GIVEN EXERCISE: Below are the records; reproduce all of them exactly but without any images.

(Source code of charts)
# # # #

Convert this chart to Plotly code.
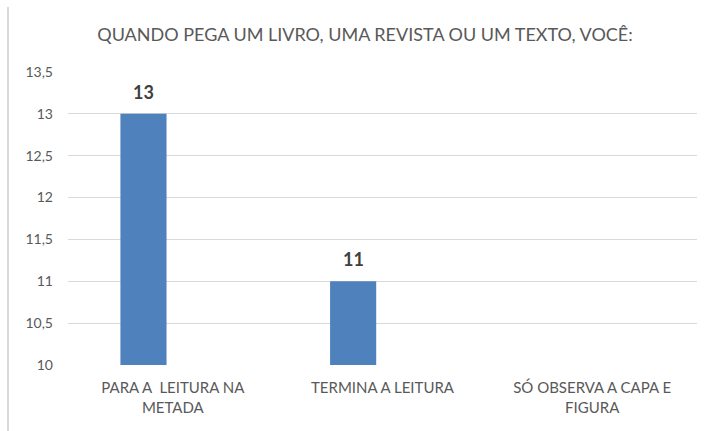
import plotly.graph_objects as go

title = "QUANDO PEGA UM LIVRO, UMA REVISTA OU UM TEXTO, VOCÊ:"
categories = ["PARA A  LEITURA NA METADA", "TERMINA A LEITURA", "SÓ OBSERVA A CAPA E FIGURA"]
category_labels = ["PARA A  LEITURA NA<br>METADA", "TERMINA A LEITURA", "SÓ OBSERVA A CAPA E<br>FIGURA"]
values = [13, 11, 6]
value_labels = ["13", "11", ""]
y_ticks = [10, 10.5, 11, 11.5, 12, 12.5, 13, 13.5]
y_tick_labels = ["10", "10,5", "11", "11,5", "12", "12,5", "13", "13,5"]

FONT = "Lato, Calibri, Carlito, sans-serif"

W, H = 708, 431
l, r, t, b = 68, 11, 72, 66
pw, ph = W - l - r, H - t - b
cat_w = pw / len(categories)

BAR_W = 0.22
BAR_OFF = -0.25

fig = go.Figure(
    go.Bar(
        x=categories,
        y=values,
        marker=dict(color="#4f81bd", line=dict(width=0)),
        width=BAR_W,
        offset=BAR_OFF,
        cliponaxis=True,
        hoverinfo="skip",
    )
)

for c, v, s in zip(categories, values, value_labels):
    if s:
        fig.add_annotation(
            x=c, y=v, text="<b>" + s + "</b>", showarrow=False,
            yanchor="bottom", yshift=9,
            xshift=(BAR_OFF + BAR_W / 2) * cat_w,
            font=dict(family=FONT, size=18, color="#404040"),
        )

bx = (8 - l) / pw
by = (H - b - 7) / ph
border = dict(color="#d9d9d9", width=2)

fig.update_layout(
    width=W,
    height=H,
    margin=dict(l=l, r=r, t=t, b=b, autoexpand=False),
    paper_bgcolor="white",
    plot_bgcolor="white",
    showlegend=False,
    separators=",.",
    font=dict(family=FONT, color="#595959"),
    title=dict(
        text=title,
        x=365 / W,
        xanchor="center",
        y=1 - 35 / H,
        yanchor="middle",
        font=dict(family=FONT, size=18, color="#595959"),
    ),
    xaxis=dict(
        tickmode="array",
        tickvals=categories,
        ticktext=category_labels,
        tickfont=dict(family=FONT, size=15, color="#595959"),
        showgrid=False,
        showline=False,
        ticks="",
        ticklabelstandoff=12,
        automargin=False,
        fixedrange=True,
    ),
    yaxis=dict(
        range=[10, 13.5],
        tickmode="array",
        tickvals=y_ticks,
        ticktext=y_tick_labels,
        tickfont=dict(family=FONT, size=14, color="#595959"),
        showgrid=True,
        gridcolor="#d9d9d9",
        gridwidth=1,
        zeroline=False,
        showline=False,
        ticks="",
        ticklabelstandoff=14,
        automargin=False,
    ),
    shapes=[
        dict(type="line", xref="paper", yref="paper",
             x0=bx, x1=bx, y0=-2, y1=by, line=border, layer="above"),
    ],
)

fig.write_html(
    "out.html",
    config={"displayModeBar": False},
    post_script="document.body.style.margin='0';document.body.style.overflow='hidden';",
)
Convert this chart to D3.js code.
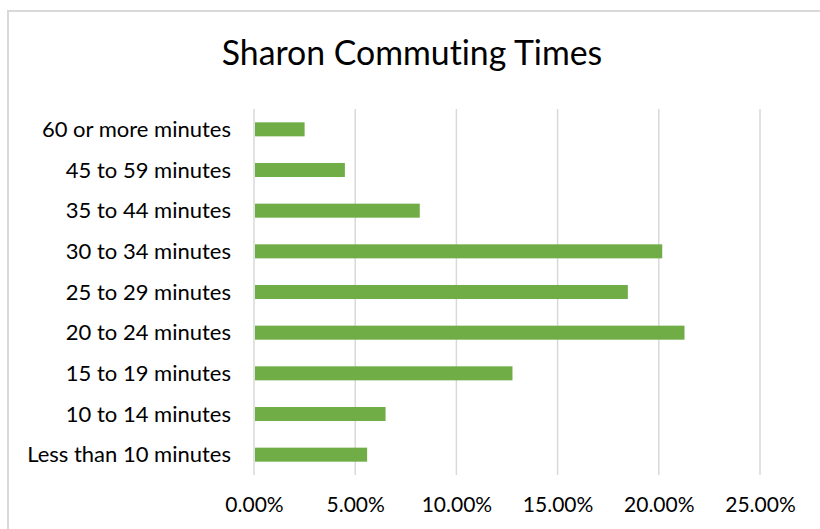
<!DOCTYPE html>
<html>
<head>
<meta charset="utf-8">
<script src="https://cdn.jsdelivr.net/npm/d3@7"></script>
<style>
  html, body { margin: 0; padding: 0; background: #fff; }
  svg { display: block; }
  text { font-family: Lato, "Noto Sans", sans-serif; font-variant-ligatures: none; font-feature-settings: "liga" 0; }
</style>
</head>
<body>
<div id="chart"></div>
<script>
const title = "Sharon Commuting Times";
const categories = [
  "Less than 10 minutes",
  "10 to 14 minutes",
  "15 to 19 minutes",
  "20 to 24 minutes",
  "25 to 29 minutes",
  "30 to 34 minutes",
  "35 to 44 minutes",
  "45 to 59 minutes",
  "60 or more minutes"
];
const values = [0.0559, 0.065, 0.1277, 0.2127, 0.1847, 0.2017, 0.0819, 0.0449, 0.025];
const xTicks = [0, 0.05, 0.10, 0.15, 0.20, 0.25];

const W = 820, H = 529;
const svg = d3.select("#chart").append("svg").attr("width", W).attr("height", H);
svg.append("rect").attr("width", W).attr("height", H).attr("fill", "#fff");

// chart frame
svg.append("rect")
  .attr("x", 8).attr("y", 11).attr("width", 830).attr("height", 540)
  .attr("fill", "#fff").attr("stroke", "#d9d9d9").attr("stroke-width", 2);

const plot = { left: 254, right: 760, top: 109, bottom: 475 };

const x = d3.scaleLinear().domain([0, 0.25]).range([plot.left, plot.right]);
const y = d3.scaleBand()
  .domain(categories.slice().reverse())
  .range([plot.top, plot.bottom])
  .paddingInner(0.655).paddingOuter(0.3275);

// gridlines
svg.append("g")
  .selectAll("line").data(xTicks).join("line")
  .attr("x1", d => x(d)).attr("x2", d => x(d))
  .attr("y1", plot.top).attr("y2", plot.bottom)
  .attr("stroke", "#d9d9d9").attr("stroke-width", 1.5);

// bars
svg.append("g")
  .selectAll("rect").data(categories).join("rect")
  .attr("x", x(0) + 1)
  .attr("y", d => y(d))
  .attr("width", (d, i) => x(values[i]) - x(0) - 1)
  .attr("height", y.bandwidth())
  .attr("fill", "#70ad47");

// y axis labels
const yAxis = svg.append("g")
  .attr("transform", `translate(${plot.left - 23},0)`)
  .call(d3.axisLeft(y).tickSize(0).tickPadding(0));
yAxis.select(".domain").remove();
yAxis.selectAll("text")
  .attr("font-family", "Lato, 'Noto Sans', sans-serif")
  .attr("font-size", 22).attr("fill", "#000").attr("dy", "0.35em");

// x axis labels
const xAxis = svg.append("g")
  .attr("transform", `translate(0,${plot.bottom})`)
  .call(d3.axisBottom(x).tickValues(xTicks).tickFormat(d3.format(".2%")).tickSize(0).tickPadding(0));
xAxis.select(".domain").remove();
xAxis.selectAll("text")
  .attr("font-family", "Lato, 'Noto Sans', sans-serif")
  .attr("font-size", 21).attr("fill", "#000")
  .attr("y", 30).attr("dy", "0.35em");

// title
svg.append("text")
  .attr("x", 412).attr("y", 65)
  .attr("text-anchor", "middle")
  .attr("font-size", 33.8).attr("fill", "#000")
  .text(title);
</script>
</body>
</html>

# # # #

RESPONSE TO THE TASK:
Convert this chart to Plotly code.
import plotly.graph_objects as go

title = "QUANDO PEGA UM LIVRO, UMA REVISTA OU UM TEXTO, VOCÊ:"
categories = ["PARA A  LEITURA NA METADA", "TERMINA A LEITURA", "SÓ OBSERVA A CAPA E FIGURA"]
category_labels = ["PARA A  LEITURA NA<br>METADA", "TERMINA A LEITURA", "SÓ OBSERVA A CAPA E<br>FIGURA"]
values = [13, 11, 6]
value_labels = ["13", "11", ""]
y_ticks = [10, 10.5, 11, 11.5, 12, 12.5, 13, 13.5]
y_tick_labels = ["10", "10,5", "11", "11,5", "12", "12,5", "13", "13,5"]

FONT = "Lato, Calibri, Carlito, sans-serif"

W, H = 708, 431
l, r, t, b = 68, 11, 72, 66
pw, ph = W - l - r, H - t - b
cat_w = pw / len(categories)

BAR_W = 0.22
BAR_OFF = -0.25

fig = go.Figure(
    go.Bar(
        x=categories,
        y=values,
        marker=dict(color="#4f81bd", line=dict(width=0)),
        width=BAR_W,
        offset=BAR_OFF,
        cliponaxis=True,
        hoverinfo="skip",
    )
)

for c, v, s in zip(categories, values, value_labels):
    if s:
        fig.add_annotation(
            x=c, y=v, text="<b>" + s + "</b>", showarrow=False,
            yanchor="bottom", yshift=9,
            xshift=(BAR_OFF + BAR_W / 2) * cat_w,
            font=dict(family=FONT, size=18, color="#404040"),
        )

bx = (8 - l) / pw
by = (H - b - 7) / ph
border = dict(color="#d9d9d9", width=2)

fig.update_layout(
    width=W,
    height=H,
    margin=dict(l=l, r=r, t=t, b=b, autoexpand=False),
    paper_bgcolor="white",
    plot_bgcolor="white",
    showlegend=False,
    separators=",.",
    font=dict(family=FONT, color="#595959"),
    title=dict(
        text=title,
        x=365 / W,
        xanchor="center",
        y=1 - 35 / H,
        yanchor="middle",
        font=dict(family=FONT, size=18, color="#595959"),
    ),
    xaxis=dict(
        tickmode="array",
        tickvals=categories,
        ticktext=category_labels,
        tickfont=dict(family=FONT, size=15, color="#595959"),
        showgrid=False,
        showline=False,
        ticks="",
        ticklabelstandoff=12,
        automargin=False,
        fixedrange=True,
    ),
    yaxis=dict(
        range=[10, 13.5],
        tickmode="array",
        tickvals=y_ticks,
        ticktext=y_tick_labels,
        tickfont=dict(family=FONT, size=14, color="#595959"),
        showgrid=True,
        gridcolor="#d9d9d9",
        gridwidth=1,
        zeroline=False,
        showline=False,
        ticks="",
        ticklabelstandoff=14,
        automargin=False,
    ),
    shapes=[
        dict(type="line", xref="paper", yref="paper",
             x0=bx, x1=bx, y0=-2, y1=by, line=border, layer="above"),
    ],
)

fig.write_html(
    "out.html",
    config={"displayModeBar": False},
    post_script="document.body.style.margin='0';document.body.style.overflow='hidden';",
)
Convert this chart to D3.js code.
<!DOCTYPE html>
<html>
<head>
<meta charset="utf-8">
<script src="https://cdn.jsdelivr.net/npm/d3@7"></script>
<style>
  html, body { margin: 0; padding: 0; background: #fff; }
  svg { display: block; }
  text { font-family: Lato, "Noto Sans", sans-serif; font-variant-ligatures: none; font-feature-settings: "liga" 0; }
</style>
</head>
<body>
<div id="chart"></div>
<script>
const title = "Sharon Commuting Times";
const categories = [
  "Less than 10 minutes",
  "10 to 14 minutes",
  "15 to 19 minutes",
  "20 to 24 minutes",
  "25 to 29 minutes",
  "30 to 34 minutes",
  "35 to 44 minutes",
  "45 to 59 minutes",
  "60 or more minutes"
];
const values = [0.0559, 0.065, 0.1277, 0.2127, 0.1847, 0.2017, 0.0819, 0.0449, 0.025];
const xTicks = [0, 0.05, 0.10, 0.15, 0.20, 0.25];

const W = 820, H = 529;
const svg = d3.select("#chart").append("svg").attr("width", W).attr("height", H);
svg.append("rect").attr("width", W).attr("height", H).attr("fill", "#fff");

// chart frame
svg.append("rect")
  .attr("x", 8).attr("y", 11).attr("width", 830).attr("height", 540)
  .attr("fill", "#fff").attr("stroke", "#d9d9d9").attr("stroke-width", 2);

const plot = { left: 254, right: 760, top: 109, bottom: 475 };

const x = d3.scaleLinear().domain([0, 0.25]).range([plot.left, plot.right]);
const y = d3.scaleBand()
  .domain(categories.slice().reverse())
  .range([plot.top, plot.bottom])
  .paddingInner(0.655).paddingOuter(0.3275);

// gridlines
svg.append("g")
  .selectAll("line").data(xTicks).join("line")
  .attr("x1", d => x(d)).attr("x2", d => x(d))
  .attr("y1", plot.top).attr("y2", plot.bottom)
  .attr("stroke", "#d9d9d9").attr("stroke-width", 1.5);

// bars
svg.append("g")
  .selectAll("rect").data(categories).join("rect")
  .attr("x", x(0) + 1)
  .attr("y", d => y(d))
  .attr("width", (d, i) => x(values[i]) - x(0) - 1)
  .attr("height", y.bandwidth())
  .attr("fill", "#70ad47");

// y axis labels
const yAxis = svg.append("g")
  .attr("transform", `translate(${plot.left - 23},0)`)
  .call(d3.axisLeft(y).tickSize(0).tickPadding(0));
yAxis.select(".domain").remove();
yAxis.selectAll("text")
  .attr("font-family", "Lato, 'Noto Sans', sans-serif")
  .attr("font-size", 22).attr("fill", "#000").attr("dy", "0.35em");

// x axis labels
const xAxis = svg.append("g")
  .attr("transform", `translate(0,${plot.bottom})`)
  .call(d3.axisBottom(x).tickValues(xTicks).tickFormat(d3.format(".2%")).tickSize(0).tickPadding(0));
xAxis.select(".domain").remove();
xAxis.selectAll("text")
  .attr("font-family", "Lato, 'Noto Sans', sans-serif")
  .attr("font-size", 21).attr("fill", "#000")
  .attr("y", 30).attr("dy", "0.35em");

// title
svg.append("text")
  .attr("x", 412).attr("y", 65)
  .attr("text-anchor", "middle")
  .attr("font-size", 33.8).attr("fill", "#000")
  .text(title);
</script>
</body>
</html>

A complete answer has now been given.